On Sun, 05 Oct 2014 17:06:31 -0700
John Fastabend <john.fastabend@gmail.com> wrote:

> This patch adds a net_device ops to split off a set of driver queues
> from the driver and map the queues into user space via mmap. This
> allows the queues to be directly manipulated from user space. For
> raw packet interface this removes any overhead from the kernel network
> stack.
> 
> Typically in an af_packet interface a packet_type handler is
> registered and used to filter traffic to the socket and do other
> things such as fan out traffic to multiple sockets. In this case the
> networking stack is being bypassed so this code is not run. So the
> hardware must push the correct traffic to the queues obtained from
> the ndo callback ndo_split_queue_pairs().
> 
> Fortunately there is already a flow classification interface which
> is part of the ethtool command set, ETHTOOL_SRXCLSRLINS. It is
> currently supported by multiple drivers including sfc, mlx4, niu,
> ixgbe, and i40e. Supporting some way to steer traffic to a queue
> is the _only_ hardware requirement to support the interface, plus
> the driver needs to implement the correct ndo ops.
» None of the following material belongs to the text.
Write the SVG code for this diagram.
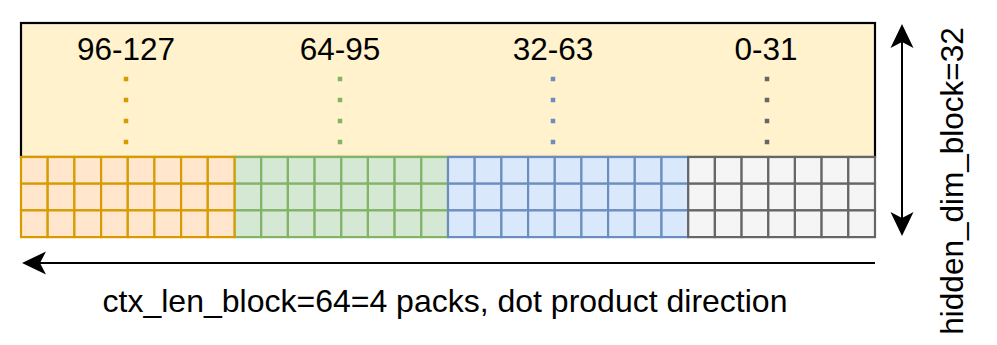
<svg xmlns="http://www.w3.org/2000/svg" width="997" height="345" viewBox="0 0 997 345">
  <style>
    .lbl { font-family: "Liberation Sans", Arial, sans-serif; font-size: 31.5px; fill: #000; }
    .big { font-size: 32px; }
    .mid { text-anchor: middle; }
    .cellO { fill: #ffe6cc; stroke: #d79b00; stroke-width: 2.2; }
    .cellG { fill: #d5e8d4; stroke: #82b366; stroke-width: 2.2; }
    .cellB { fill: #dae8fc; stroke: #6c8ebf; stroke-width: 2.2; }
    .cellY { fill: #f5f5f5; stroke: #666666; stroke-width: 2.2; }
    .dots { fill: none; stroke-width: 4.5; stroke-dasharray: 4.5 16.5; }
    .arrow { fill: none; stroke: #000; stroke-width: 2; }
  </style>
  <defs>
    <marker id="ah" markerUnits="userSpaceOnUse" markerWidth="24" markerHeight="24" viewBox="0 0 24 24" refX="6" refY="12" orient="auto-start-reverse">
      <path d="M24,12 L0,0.5 L6,12 L0,23.5 Z" fill="#000"/>
    </marker>
    <rect id="c" width="26.69" height="26.7"/>
  </defs>

  <rect width="997" height="345" fill="#fff"/>

  <g id="header-box">
    <rect x="21" y="23" width="854" height="134" fill="#fff2cc" stroke="#000" stroke-width="2.2"/>
  </g>

  <g id="label-96-127"><text class="lbl mid" x="126" y="60">96-127</text></g>
  <g id="label-64-95"><text class="lbl mid" x="340" y="60">64-95</text></g>
  <g id="label-32-63"><text class="lbl mid" x="553" y="60">32-63</text></g>
  <g id="label-0-31"><text class="lbl mid" x="766" y="60">0-31</text></g>

  <g id="pack-64-95">
    <g class="cellG">
      <use href="#c" x="234.5" y="157"/><use href="#c" x="261.2" y="157"/><use href="#c" x="287.9" y="157"/><use href="#c" x="314.6" y="157"/><use href="#c" x="341.3" y="157"/><use href="#c" x="367.9" y="157"/><use href="#c" x="394.6" y="157"/><use href="#c" x="421.3" y="157"/>
      <use href="#c" x="234.5" y="183.7"/><use href="#c" x="261.2" y="183.7"/><use href="#c" x="287.9" y="183.7"/><use href="#c" x="314.6" y="183.7"/><use href="#c" x="341.3" y="183.7"/><use href="#c" x="367.9" y="183.7"/><use href="#c" x="394.6" y="183.7"/><use href="#c" x="421.3" y="183.7"/>
      <use href="#c" x="234.5" y="210.4"/><use href="#c" x="261.2" y="210.4"/><use href="#c" x="287.9" y="210.4"/><use href="#c" x="314.6" y="210.4"/><use href="#c" x="341.3" y="210.4"/><use href="#c" x="367.9" y="210.4"/><use href="#c" x="394.6" y="210.4"/><use href="#c" x="421.3" y="210.4"/>
    </g>
  </g>

  <g id="pack-96-127">
    <g class="cellO">
      <use href="#c" x="21" y="157"/><use href="#c" x="47.7" y="157"/><use href="#c" x="74.4" y="157"/><use href="#c" x="101.1" y="157"/><use href="#c" x="127.8" y="157"/><use href="#c" x="154.4" y="157"/><use href="#c" x="181.1" y="157"/><use href="#c" x="207.8" y="157"/>
      <use href="#c" x="21" y="183.7"/><use href="#c" x="47.7" y="183.7"/><use href="#c" x="74.4" y="183.7"/><use href="#c" x="101.1" y="183.7"/><use href="#c" x="127.8" y="183.7"/><use href="#c" x="154.4" y="183.7"/><use href="#c" x="181.1" y="183.7"/><use href="#c" x="207.8" y="183.7"/>
      <use href="#c" x="21" y="210.4"/><use href="#c" x="47.7" y="210.4"/><use href="#c" x="74.4" y="210.4"/><use href="#c" x="101.1" y="210.4"/><use href="#c" x="127.8" y="210.4"/><use href="#c" x="154.4" y="210.4"/><use href="#c" x="181.1" y="210.4"/><use href="#c" x="207.8" y="210.4"/>
    </g>
  </g>

  <g id="pack-32-63">
    <g class="cellB">
      <use href="#c" x="448" y="157"/><use href="#c" x="474.7" y="157"/><use href="#c" x="501.4" y="157"/><use href="#c" x="528.1" y="157"/><use href="#c" x="554.8" y="157"/><use href="#c" x="581.4" y="157"/><use href="#c" x="608.1" y="157"/><use href="#c" x="634.8" y="157"/><use href="#c" x="661.5" y="157"/>
      <use href="#c" x="448" y="183.7"/><use href="#c" x="474.7" y="183.7"/><use href="#c" x="501.4" y="183.7"/><use href="#c" x="528.1" y="183.7"/><use href="#c" x="554.8" y="183.7"/><use href="#c" x="581.4" y="183.7"/><use href="#c" x="608.1" y="183.7"/><use href="#c" x="634.8" y="183.7"/><use href="#c" x="661.5" y="183.7"/>
      <use href="#c" x="448" y="210.4"/><use href="#c" x="474.7" y="210.4"/><use href="#c" x="501.4" y="210.4"/><use href="#c" x="528.1" y="210.4"/><use href="#c" x="554.8" y="210.4"/><use href="#c" x="581.4" y="210.4"/><use href="#c" x="608.1" y="210.4"/><use href="#c" x="634.8" y="210.4"/><use href="#c" x="661.5" y="210.4"/>
    </g>
  </g>

  <g id="pack-0-31">
    <g class="cellY">
      <use href="#c" x="688.2" y="157"/><use href="#c" x="714.9" y="157"/><use href="#c" x="741.6" y="157"/><use href="#c" x="768.3" y="157"/><use href="#c" x="794.9" y="157"/><use href="#c" x="821.6" y="157"/><use href="#c" x="848.3" y="157"/>
      <use href="#c" x="688.2" y="183.7"/><use href="#c" x="714.9" y="183.7"/><use href="#c" x="741.6" y="183.7"/><use href="#c" x="768.3" y="183.7"/><use href="#c" x="794.9" y="183.7"/><use href="#c" x="821.6" y="183.7"/><use href="#c" x="848.3" y="183.7"/>
      <use href="#c" x="688.2" y="210.4"/><use href="#c" x="714.9" y="210.4"/><use href="#c" x="741.6" y="210.4"/><use href="#c" x="768.3" y="210.4"/><use href="#c" x="794.9" y="210.4"/><use href="#c" x="821.6" y="210.4"/><use href="#c" x="848.3" y="210.4"/>
    </g>
  </g>

  <g id="connectors">
    <line class="dots" x1="126" y1="76.75" x2="126" y2="145" stroke="#d79b00"/>
    <line class="dots" x1="340" y1="76.75" x2="340" y2="145" stroke="#82b366"/>
    <line class="dots" x1="553" y1="76.75" x2="553" y2="145" stroke="#6c8ebf"/>
    <line class="dots" x1="767" y1="76.75" x2="767" y2="145" stroke="#666666"/>
    <line class="arrow" x1="902" y1="42" x2="902" y2="218" marker-start="url(#ah)" marker-end="url(#ah)"/>
    <line class="arrow" x1="875" y1="263" x2="40" y2="263" marker-end="url(#ah)"/>
  </g>

  <g id="label-hidden-dim">
    <text class="lbl mid" transform="translate(963,181) rotate(-90)">hidden_dim_block=32</text>
  </g>
  <g id="label-ctx-len">
    <text class="lbl big mid" x="445" y="312">ctx_len_block=64=4 packs, dot product direction</text>
  </g>
</svg>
A follow on
> patch adds support for ixgbe but we expect at least the subset of
> drivers implementing ETHTOOL_SRXCLSRLINS to be implemented later.
> 
> The interface is driven over an af_packet socket which we believe
> is the most natural interface to use. Because it is already used
> for raw packet interfaces which is what we are providing here.
>  The high level flow for this interface looks like:
> 
> 	bind(fd, &sockaddr, sizeof(sockaddr));
> 
> 	/* Get the device type and info */
> 	getsockopt(fd, SOL_PACKET, PACKET_DEV_DESC_INFO, &def_info,
> 		   &optlen);
> 
> 	/* With device info we can look up descriptor format */
> 
> 	/* Get the layout of ring space offset, page_sz, cnt */
> 	getsockopt(fd, SOL_PACKET, PACKET_DEV_QPAIR_MAP_REGION_INFO,
> 		   &info, &optlen);
> 
> 	/* request some queues from the driver */
> 	setsockopt(fd, SOL_PACKET, PACKET_RXTX_QPAIRS_SPLIT,
> 		   &qpairs_info, sizeof(qpairs_info));
> 
> 	/* if we let the driver pick us queues learn which queues
>          * we were given
>          */
> 	getsockopt(fd, SOL_PACKET, PACKET_RXTX_QPAIRS_SPLIT,
> 		   &qpairs_info, sizeof(qpairs_info));
> 
> 	/* And mmap queue pairs to user space */
> 	mmap(NULL, info.tp_dev_bar_sz, PROT_READ | PROT_WRITE,
> 	     MAP_SHARED, fd, 0);
> 
> 	/* Now we have some user space queues to read/write to*/
> 
> There is one critical difference when running with these interfaces
> vs running without them. In the normal case the af_packet module
> uses a standard descriptor format exported by the af_packet user
> space headers. In this model because we are working directly with
> driver queues the descriptor format maps to the descriptor format
> used by the device. User space applications can learn device
> information from the socket option PACKET_DEV_DESC_INFO which
> should provide enough details to extrapulate the descriptor formats.
> Although this adds some complexity to user space it removes the
> requirement to copy descriptor fields around.
> 
> The formats are usually provided by the device vendor documentation
> If folks want I can provide a follow up patch to provide the formats
> in a .h file in ./include/uapi/linux/ for ease of use. I have access
> to formats for ixgbe and mlx drivers other driver owners would need to
> provide their formats.
> 
> We tested this interface using traffic generators and doing basic
> L2 forwarding tests on ixgbe devices. Our tests use a set of patches
> to DPDK to enable an interface using this socket interfaace. With
> this interface we can xmit/receive @ line rate from a test user space
> application on a single core.
> 
> Additionally we have a set of DPDK patches to enable DPDK with this
> interface. DPDK can be downloaded @ dpdk.org although as I hope is
> clear from above DPDK is just our paticular test environment we
> expect other libraries could be built on this interface.
> 
> Signed-off-by: Danny Zhou <danny.zhou@intel.com>
> Signed-off-by: John Fastabend <john.r.fastabend@intel.com>

I like the ability to share a device between kernel and user mode networking.
The model used for DPDK for this is really ugly and fragile/broken.
Your proposal assumes that you fully trust the user mode networking application
which is not a generally safe assumption.

A device can DMA from/to any arbitrary physical memory. 
And it would be hard to use IOMMU to protect because the
IOMMU doesn't know that the difference between the applications queue and
the rest of the queues.

At least with DPDK you can use VFIO, and you are claiming the whole device to
allow protection against random memory being read/written.